怪獣万歳!

muho2’s diary

小説を書いて暮らしている大倉崇裕です。怪獣が3度の飯より好きです。政治的な発言は控えていましたが、保険証廃止の動きで頭が沸騰し、しばらく叫き続けていきます。自分自身大病もしたし、12年間親の介護もしました。その経験からも、保険証は廃止しちゃダメ。絶対!

「刑事コロンボ 美食の報酬」

「刑事コロンボ 美食の報酬」
レストランのオーナー、ビットリオ・ロッシーが毒を盛られて死んだ。毒の成分は不明。いかにして毒を盛られたかも不明。八方塞がりな状況の中、コロンボは直前まで被害者と食事をしていた料理評論家ポール・ジェラードに目をつける。被害者が引き出しにしまっていた「レストラン振興協会」の伝票。その意味するところは何か。監督、ジョナサン・デミ。ルイ・ジュールダンのウキウキ演技がさえる名編。
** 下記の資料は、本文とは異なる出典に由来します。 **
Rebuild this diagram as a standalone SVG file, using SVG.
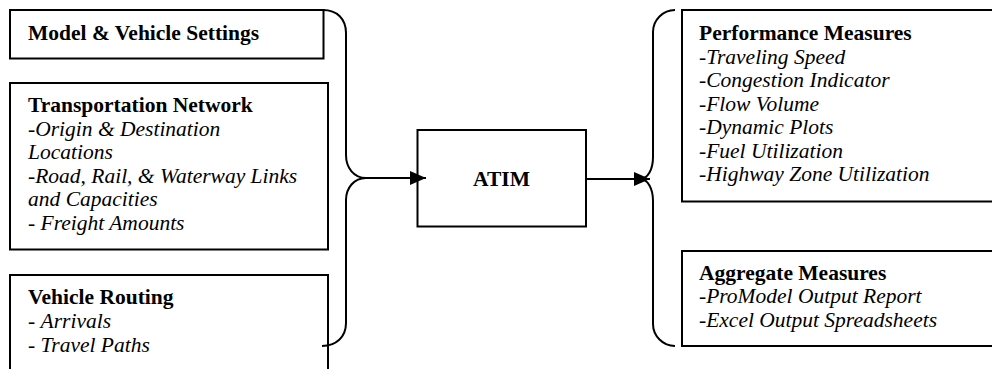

  • 恐喝をして金をむしり取り、それがバレそうになるとあっさり殺してしまう、冷血犯人。見ている側は、遠慮なくコロンボに肩入れできる。演出、脚本もその辺を意識しているのか、コロンボの魅力を全開にして見せつける。それが、大盤振る舞いされる料理であり、「明日の今ごろまでには犯人は逮捕されているでしょう」という異例の宣言にも繋がっている。
  • 今回は冷血犯人がコロンボの殺害までを企む。その志や良しである。新・刑事コロンボにも、コロンボを殺そうとした犯人がいた。そのダメっぷりは丸一日語ってもつきることはないだろう。本作で、コロンボはワインを飲まない。そして、「証拠ってのは、こういうのを言うんです」と犯人にとどめをさす。この展開は本当に美しい。物事には限度というものがあり、「ここより、ここをすぎず」が大切なのだ。